# best place to get xenon body kit



## lalito (Oct 22, 2002)

Anyone know of a dealer who sells these cheap. I already have the sideskirts-- got em for 110 shipped. Want to get front and rear but I haven't found them for less than $425 shipped


----------



## webninja (Oct 15, 2002)

I looked for that kit forever - where did you get the sides? and where did you find the front and rear for $425? I'd be interested.


thanks


----------



## dry (Oct 21, 2002)

yeah info on the sides please


----------



## dry (Oct 21, 2002)

o0o0 and a picture of them too!


----------



## rios (Jun 10, 2002)

this koit was on the Sport Compact Car project 200sx 1.6 but i havent been able to find it anywhere..what gives? xenons web page only shows kist for the older b series chassis


----------



## lalito (Oct 22, 2002)

http://www.spoilers4less.com/bxenbodstylk38.html

this is where to get the sides

http://impactparts.com/xenon.htm

this is where to get the front and back.

If you guys find anything cheaper let me know.


----------



## lalito (Oct 22, 2002)

Hey, maybe if enough people are interested we can do a group buy from http://impactparts.com/xenon.htm for the front and back. How many are interested??


----------



## 87blumr2 (Jun 27, 2002)

im interested for sure but on impact parts isnt the price really cheap and includes everything, this is the lowest price ive seen. maybe we can get it for 566 shipped, well anyways yeah groupbuy!


----------



## dry (Oct 21, 2002)

I live 7 minutes from impact parts


----------



## lalito (Oct 22, 2002)

Hey that makes 3 of us. Me, dryboy and 87 blumr. Anyone else interested?? I'll call them tomorrow and ask them what kind of discount we can get with 3, 4 or 5.

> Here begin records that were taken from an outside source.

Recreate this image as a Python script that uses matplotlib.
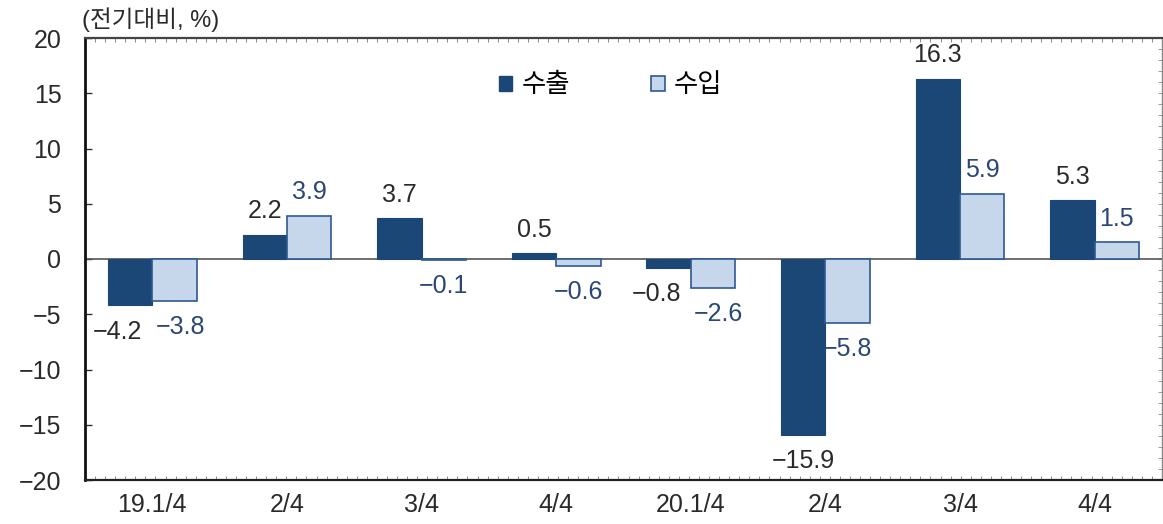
import matplotlib
matplotlib.use("Agg")
import matplotlib.pyplot as plt
import numpy as np
from matplotlib.patches import Patch

plt.rcParams['font.family'] = ['Liberation Sans', 'Noto Sans CJK KR']

# 데이터
quarters = ["19.1/4", "2/4", "3/4", "4/4", "20.1/4", "2/4", "3/4", "4/4"]
exports = [-4.2, 2.2, 3.7, 0.5, -0.8, -15.9, 16.3, 5.3]
imports = [-3.8, 3.9, -0.1, -0.6, -2.6, -5.8, 5.9, 1.5]
series_names = ["수출", "수입"]

dark = "#1b4777"
light = "#c6d6eb"
edge = "#2d5a93"

fig = plt.figure(figsize=(11.63, 5.24), dpi=100)
ax = fig.add_axes([85 / 1163, 44 / 524, 1077 / 1163, 442 / 524])

x = np.arange(len(quarters))
w = 0.33
ax.bar(x - w / 2, exports, w, color=dark, edgecolor=dark, linewidth=0.8, zorder=3)
ax.bar(x + w / 2, imports, w, color=light, edgecolor=edge, linewidth=1.2, zorder=3)

# 값 레이블
def fmt(v):
    return f"\u2212{abs(v):.1f}" if v < 0 else f"{v:.1f}"

for i, (e, m) in enumerate(zip(exports, imports)):
    # 음수 레이블이 서로 겹치면 좌우로 벌림
    crowded = e < 0 and m < 0 and abs(e - m) < 3
    ax.annotate(fmt(e), (x[i] - w / 2, e),
                xytext=(-9 if crowded else 0, 17 if e >= 0 else -19),
                textcoords="offset points", ha="center", va="center",
                fontsize=18, color="#2a2a2a")
    ax.annotate(fmt(m), (x[i] + w / 2, m),
                xytext=(4 if crowded else 0, 17 if m >= 0 else -19),
                textcoords="offset points", ha="center", va="center",
                fontsize=18, color="#2a4775")

ax.axhline(0, color="#555555", linewidth=1.2, zorder=2)

ax.set_xlim(-0.5, len(quarters) - 0.5)
ax.set_ylim(-20, 20)
ax.set_yticks(np.arange(-20, 21, 5))
ax.set_yticklabels([fmt(v).replace(".0", "") for v in np.arange(-20, 21, 5)])
ax.set_xticks(x)
ax.set_xticklabels(quarters)
ax.tick_params(axis="y", direction="in", length=5, width=1, labelsize=18,
               pad=17, colors="#333333", labelcolor="#2a2a2a")
ax.tick_params(axis="x", length=0, labelsize=18, pad=9, labelcolor="#2a2a2a")

# 상단/하단/우측 잔눈금
sec_top = ax.secondary_xaxis("top")
sec_top.set_xticks(np.linspace(-0.5, 7.5, 108))
sec_top.tick_params(direction="in", length=3, width=0.6, colors="#777777", labeltop=False)
sec_bot = ax.secondary_xaxis("bottom")
sec_bot.set_xticks(np.linspace(-0.5, 7.5, 108))
sec_bot.tick_params(direction="in", length=3, width=0.6, colors="#777777", labelbottom=False)
sec_bot.spines["bottom"].set_visible(False)
sec_top.spines["top"].set_visible(False)
sec_r = ax.secondary_yaxis("right")
sec_r.set_yticks(np.arange(-20, 21, 1))
sec_r.tick_params(direction="in", length=3, width=0.6, colors="#888888", labelright=False)
sec_r.spines["right"].set_visible(False)

ax.spines["left"].set_linewidth(2)
ax.spines["left"].set_color("#111111")
ax.spines["bottom"].set_linewidth(1.6)
ax.spines["bottom"].set_color("#222222")
ax.spines["top"].set_linewidth(1.6)
ax.spines["top"].set_color("#444444")
ax.spines["right"].set_linewidth(1)
ax.spines["right"].set_color("#888888")

handles = [Patch(facecolor=dark, edgecolor=dark),
           Patch(facecolor=light, edgecolor=edge, linewidth=1.2)]
ax.legend(handles, series_names, loc="center", bbox_to_anchor=(0.488, 0.893),
          ncol=2, frameon=False, fontsize=19, handlelength=0.5, handleheight=0.5,
          handletextpad=0.35, columnspacing=3.1)

fig.text(82 / 1163, 1 - 20 / 524, "(전기대비, %)", fontsize=17, color="#2a2a2a",
         ha="left", va="center")

fig.savefig("out.png", dpi=100)
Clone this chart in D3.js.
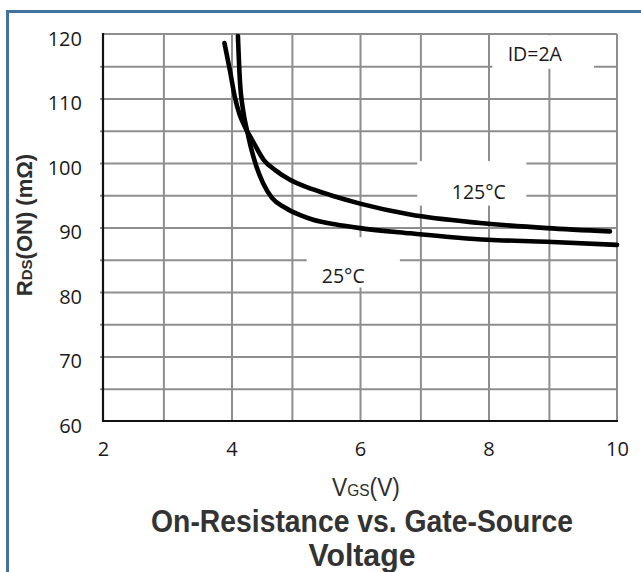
<!DOCTYPE html>
<html><head><meta charset="utf-8">
<script src="https://cdn.jsdelivr.net/npm/d3@7"></script>
<style>html,body{margin:0;padding:0;background:#fff;overflow:hidden}</style>
</head><body>
<svg id="c" width="641" height="572"></svg>
<script>
// ---- data ----
const xTicks = [2, 4, 6, 8, 10];
const yTicks = [60, 70, 80, 90, 100, 110, 120];
const xGrid = [2.94, 4, 4.94, 6, 6.94, 8, 8.94];
const yGrid = [65, 70, 75, 80, 85, 90, 95, 100, 105, 110, 115];
const vgs125 = [3.89, 3.98, 4.05, 4.13, 4.21, 4.32, 4.50, 4.68, 4.91, 5.27, 5.61, 6.00, 6.78, 7.87, 8.91, 9.89];
const rds125 = [118.6, 114.1, 110.3, 107.4, 105.6, 103.6, 100.5, 98.9, 97.4, 95.9, 94.8, 93.7, 92.0, 90.7, 89.9, 89.4];
const vgs25 = [4.10, 4.13, 4.18, 4.24, 4.30, 4.38, 4.49, 4.63, 4.83, 5.07, 5.27, 5.61, 6.00, 6.78, 7.99, 8.91, 10.0];
const rds25 = [119.7, 112.9, 108.2, 105.1, 102.5, 99.7, 96.9, 94.6, 93.1, 91.9, 91.2, 90.5, 89.9, 89.1, 88.1, 87.8, 87.3];
const labels = ["ID=2A", "125°C", "25°C"];

// ---- layout ----
const svg = d3.select("#c");
const L = 103, R = 617, T = 34, B = 421;
const x = d3.scaleLinear().domain([2, 10]).range([L, R]);
const y = d3.scaleLinear().domain([60, 120]).range([B, T]);

// blue frame
svg.append("rect").attr("x", 7.5).attr("y", 11.5).attr("width", 700).attr("height", 700)
  .attr("fill", "none").attr("stroke", "#44729f").attr("stroke-width", 3);

const gridCol = "#8e8e8e";
// grid via axes
svg.append("g").attr("transform", `translate(0,${B})`)
  .call(d3.axisBottom(x).tickValues(xGrid).tickSize(-(B - T)).tickFormat(""))
  .call(g => g.select(".domain").remove())
  .call(g => g.selectAll("line").attr("stroke", gridCol).attr("stroke-width", 2));
svg.append("g").attr("transform", `translate(${L},0)`)
  .call(d3.axisLeft(y).tickValues(yGrid).tickSize(-(R - L)).tickFormat(""))
  .call(g => g.select(".domain").remove())
  .call(g => g.selectAll("line").attr("stroke", gridCol).attr("stroke-width", 2).attr("x1", -3));

// frame lines
svg.append("line").attr("x1", L).attr("x2", R).attr("y1", y(120)).attr("y2", y(120)).attr("stroke", gridCol).attr("stroke-width", 2);
svg.append("line").attr("x1", x(10)).attr("x2", x(10)).attr("y1", T).attr("y2", B).attr("stroke", gridCol).attr("stroke-width", 2);
svg.append("line").attr("x1", L).attr("x2", L).attr("y1", T - 1).attr("y2", B + 1).attr("stroke", "#111").attr("stroke-width", 2.2);
svg.append("line").attr("x1", L - 1).attr("x2", R + 1).attr("y1", B).attr("y2", B).attr("stroke", "#111").attr("stroke-width", 2.2);

// tick labels
const tickFont = "'Open Sans', sans-serif";
svg.append("g").attr("transform", `translate(0,${B})`)
  .call(d3.axisBottom(x).tickValues(xTicks).tickSize(0).tickPadding(21))
  .call(g => g.select(".domain").remove())
  .call(g => g.selectAll("text").attr("font-family", tickFont).attr("font-size", 20).attr("fill", "#1a1a1a"));
svg.append("g").attr("transform", `translate(${L},0)`)
  .call(d3.axisLeft(y).tickValues(yTicks).tickSize(0).tickPadding(21))
  .call(g => g.select(".domain").remove())
  .call(g => g.selectAll("text").attr("font-family", tickFont).attr("font-size", 20).attr("fill", "#1a1a1a")
    .attr("dy", "0.36em").attr("transform", "translate(0,4)"));

// label boxes
function box(x0, x1, y0, y1) {
  svg.append("rect").attr("x", x(x0)).attr("y", y(y0)).attr("width", x(x1) - x(x0)).attr("height", y(y1) - y(y0)).attr("fill", "#fff");
}
box(8.06, 9.64, 119.8, 114.6);
box(6.89, 8.59, 100.3, 93.4);
box(5.17, 6.62, 88.5, 80.7);

function lab(t, cx, base) {
  svg.append("text").attr("x", x(cx)).attr("y", y(base)).attr("text-anchor", "middle")
    .attr("font-family", tickFont).attr("font-size", 19.5).attr("fill", "#1a1a1a").text(t);
}
lab(labels[0], 8.72, 115.8);
lab(labels[1], 7.85, 94.4);
lab(labels[2], 5.74, 81.4);

// curves
const line = d3.line().x(d => x(d[0])).y(d => y(d[1])).curve(d3.curveMonotoneX);
[[vgs125, rds125], [vgs25, rds25]].forEach(([vx, vy]) => {
  svg.append("path").attr("d", line(vx.map((v, i) => [v, vy[i]])))
    .attr("fill", "none").attr("stroke", "#000").attr("stroke-width", 4.6).attr("stroke-linecap", "round");
});

// axis titles
function fitText(sel, w) {
  const bb = sel.node().getBBox();
  const cx = bb.x + bb.width / 2;
  sel.attr("transform", `translate(${cx},0) scale(${w / bb.width},1) translate(${-cx},0)`);
}
const xt = svg.append("text").attr("x", 366).attr("y", 496).attr("text-anchor", "middle")
  .attr("font-family", "'Liberation Sans', Arial, sans-serif").attr("font-size", 25).attr("fill", "#2e2e2e");
xt.append("tspan").text("V");
xt.append("tspan").attr("font-size", 17).text("GS");
xt.append("tspan").text("(V)");
fitText(xt, 68);

const yt = svg.append("text").attr("transform", "translate(32,225) rotate(-90)").attr("text-anchor", "middle")
  .attr("font-family", "'Liberation Sans', Arial, sans-serif").attr("font-size", 22).attr("font-weight", "bold").attr("fill", "#2e2e2e");
yt.append("tspan").text("R");
yt.append("tspan").attr("font-size", 15).text("DS");
yt.append("tspan").text("(ON) (mΩ)");

const t1 = svg.append("text").attr("x", 362).attr("y", 532).attr("text-anchor", "middle")
  .attr("font-family", "'Liberation Sans', Arial, sans-serif").attr("font-size", 31).attr("font-weight", "bold").attr("fill", "#333")
  .text("On-Resistance vs. Gate-Source");
fitText(t1, 422);
const t2 = svg.append("text").attr("x", 362).attr("y", 566).attr("text-anchor", "middle")
  .attr("font-family", "'Liberation Sans', Arial, sans-serif").attr("font-size", 31).attr("font-weight", "bold").attr("fill", "#333")
  .text("Voltage");
fitText(t2, 107);
</script>
</body></html>
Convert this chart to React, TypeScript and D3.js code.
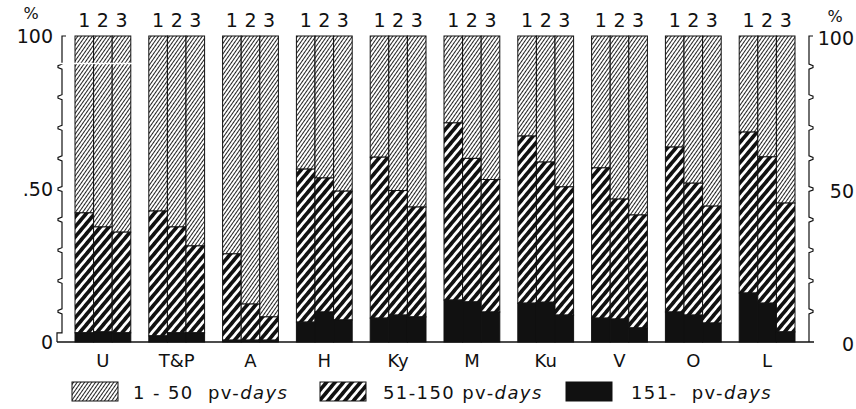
import React from "react";
import * as d3 from "d3";

const categories = ["U", "T&P", "A", "H", "Ky", "M", "Ku", "V", "O", "L"];
const columns = ["1", "2", "3"];
const legendLabels = ["1 - 50  pv-", "51-150 pv-", "151-  pv-"];

// share (%) of each class, per category, for columns 1,2,3
const short1to50 = [
  [57.8, 62.4, 64.1], [57.2, 62.4, 68.6], [71.2, 87.6, 91.8], [43.5, 46.4, 50.7],
  [39.6, 50.5, 55.9], [28.4, 40.0, 46.9], [32.7, 41.2, 49.3], [43.1, 53.3, 58.5],
  [36.3, 48.1, 55.6], [31.4, 39.5, 54.6],
];
const mid51to150 = [
  [39.2, 34.3, 32.9], [40.8, 34.6, 28.4], [28.2, 11.8, 7.6], [50.0, 43.8, 42.1],
  [52.6, 40.7, 35.9], [57.9, 46.9, 43.3], [54.6, 45.8, 41.9], [49.1, 39.2, 36.9],
  [53.9, 43.1, 38.2], [52.6, 47.8, 42.1],
];
const long151 = [
  [3.0, 3.3, 3.0], [2.0, 3.0, 3.0], [0.6, 0.6, 0.6], [6.5, 9.8, 7.2],
  [7.8, 8.8, 8.2], [13.7, 13.1, 9.8], [12.7, 13.0, 8.8], [7.8, 7.5, 4.6],
  [9.8, 8.8, 6.2], [16.0, 12.7, 3.3],
];
const leftTicks = [
  { v: 100, t: "100" },
  { v: 50, t: ".50" },
  { v: 0, t: "0" },
];
const rightTicks = [
  { v: 100, t: "100" },
  { v: 50, t: "50" },
  { v: 0, t: "0" },
];

const FONT = "'DejaVu Sans', sans-serif";

export default function App() {
  const W = 856, H = 409;
  const y = d3.scaleLinear().domain([0, 100]).range([342, 36]);
  const x = d3.scaleBand().domain(categories).range([75, 795]).paddingInner(0.244).paddingOuter(0);
  const xi = d3.scaleBand().domain(columns).range([0, x.bandwidth()]).padding(0);

  const fills = ["url(#light)", "url(#heavy)", "#111"];

  const bars: JSX.Element[] = [];
  categories.forEach((c, ci) => {
    columns.forEach((col, k) => {
      const bx = (x(c) as number) + (xi(col) as number);
      const bw = xi.bandwidth();
      const b = long151[ci][k];
      const m = mid51to150[ci][k];
      const s = short1to50[ci][k];
      const segs = [
        { y0: b + m, y1: b + m + s, f: fills[0] },
        { y0: b, y1: b + m, f: fills[1] },
        { y0: 0, y1: b, f: fills[2] },
      ];
      segs.forEach((sg, si) => {
        bars.push(
          <rect key={`${c}-${col}-${si}`} x={bx} y={y(sg.y1)} width={bw}
            height={y(sg.y0) - y(sg.y1)} fill={sg.f} stroke="#111" strokeWidth={1} />
        );
      });
    });
  });

  // left brace axis
  const lp = d3.path();
  const lx = 62;
  lp.moveTo(lx + 4, y(100));
  lp.lineTo(lx, y(100));
  d3.range(90, 0, -10).forEach((v) => {
    const yy = y(v);
    lp.lineTo(lx, yy - 2.5);
    lp.lineTo(lx - 4, yy - 1);
    lp.lineTo(lx - 4, yy + 1);
    lp.lineTo(lx, yy + 2.5);
  });
  lp.lineTo(lx, y(3));
  lp.lineTo(lx - 5, y(3));
  lp.lineTo(lx - 5, y(0));

  const rp = d3.path();
  const rx = 809;
  rp.moveTo(rx + 4, y(100));
  rp.lineTo(rx, y(100));
  d3.range(90, 0, -10).forEach((v) => {
    const yy = y(v);
    rp.lineTo(rx, yy - 2.5);
    rp.lineTo(rx + 4, yy - 1);
    rp.lineTo(rx + 4, yy + 1);
    rp.lineTo(rx, yy + 2.5);
  });
  rp.lineTo(rx, y(0));

  const legendItems = [
    { sx: 72, tx: 133, f: fills[0] },
    { sx: 320, tx: 383, f: fills[1] },
    { sx: 566, tx: 631, f: fills[2] },
  ];

  return (
    <svg width={W} height={H} style={{ display: "block", position: "absolute", left: 0, top: 0 }}
      fontFamily={FONT}>
      <defs>
        <pattern id="light" patternUnits="userSpaceOnUse" width={3} height={10}
          patternTransform="rotate(35)">
          <rect x={0} y={0} width={3} height={10} fill="#fff" />
          <line x1={0.5} y1={0} x2={0.5} y2={10} stroke="#222" strokeWidth={1} />
        </pattern>
        <pattern id="heavy" patternUnits="userSpaceOnUse" width={6.5} height={10}
          patternTransform="rotate(40)">
          <rect x={0} y={0} width={6.5} height={10} fill="#fff" />
          <rect x={0} y={0} width={3.7} height={10} fill="#111" />
        </pattern>
      </defs>
      <rect width={W} height={H} fill="#fff" />
      {bars}
      {/* column numbers */}
      {categories.map((c) =>
        columns.map((col) => (
          <text key={`n-${c}-${col}`} x={(x(c) as number) + (xi(col) as number) + xi.bandwidth() / 2}
            y={27} textAnchor="middle" fontSize={19} fill="#111">{col}</text>
        ))
      )}
      {/* category labels */}
      {categories.map((c) => (
        <text key={`c-${c}`} x={(x(c) as number) + x.bandwidth() / 2} y={367}
          textAnchor="middle" fontSize={18} fill="#111">{c}</text>
      ))}
      {/* axes */}
      <path d={lp.toString()} fill="none" stroke="#111" strokeWidth={1.2} />
      <path d={rp.toString()} fill="none" stroke="#111" strokeWidth={1.2} />
      <line x1={57} x2={814} y1={y(0)} y2={y(0)} stroke="#111" strokeWidth={1.6} />
      {/* scan artifact white line */}
      <line x1={58} x2={132} y1={63.5} y2={63.5} stroke="#fff" strokeWidth={1.5} />
      <text x={31} y={19} textAnchor="middle" fontSize={16} fill="#111">%</text>
      {leftTicks.map((t) => (
        <text key={`lt-${t.v}`} x={53} y={y(t.v) + 7} textAnchor="end" fontSize={19} fill="#111">{t.t}</text>
      ))}
      <text x={835} y={22} textAnchor="middle" fontSize={16} fill="#111">%</text>
      {rightTicks.map((t) => (
        <text key={`rt-${t.v}`} x={854} y={y(t.v) + 9} textAnchor="end" fontSize={19} fill="#111">{t.t}</text>
      ))}
      {/* legend */}
      {legendItems.map((it, i) => (
        <g key={`lg-${i}`}>
          <rect x={it.sx} y={382} width={46} height={19} fill={it.f} stroke="#111" strokeWidth={1} />
          <text x={it.tx} y={399} fontSize={18} letterSpacing={1.4} fill="#111" style={{ whiteSpace: "pre" }}>
            {legendLabels[i]}<tspan fontStyle="italic">days</tspan>
          </text>
        </g>
      ))}
    </svg>
  );
}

Maybe you are right and we can at least get the shipping off-- although that's not an issue for dryboy.

--eduardo


----------



## webninja (Oct 15, 2002)

I'm interested, but it seems like the kit's only for the b13s - any info on getting the kit for the b14s? (specifically the 200sx)...


----------



## dry (Oct 21, 2002)

I cant get it, I was just interested in the way it looks sorry... its for a b13 i got a b14... but as I was saying Impact parts is VERY close to me... the owner goes to all our local car shows, so if lalito you wanna save on shipping costs I can drive it to southern jersey if you could drive up and meet me, just pay for my gas (like 10 bucks) I'd be willin to help you out... plus I love road trips!


----------



## 87blumr2 (Jun 27, 2002)

ah well that sucks what about me!! jk well i called them about it and for me its 550 total plus 100 shipping total 650, not to bad but i dont know, hey 110 shipped for the sides and the front and back for 425 shipped 

110
425
-----
535$ shipped

thats more like it im gonna do that instead of buying all from impact parts


----------



## silver93sentra (Nov 23, 2005)

You can buy it from www.stillen.com and www.jcwhitney.com They are about $680 for the whole kit.


----------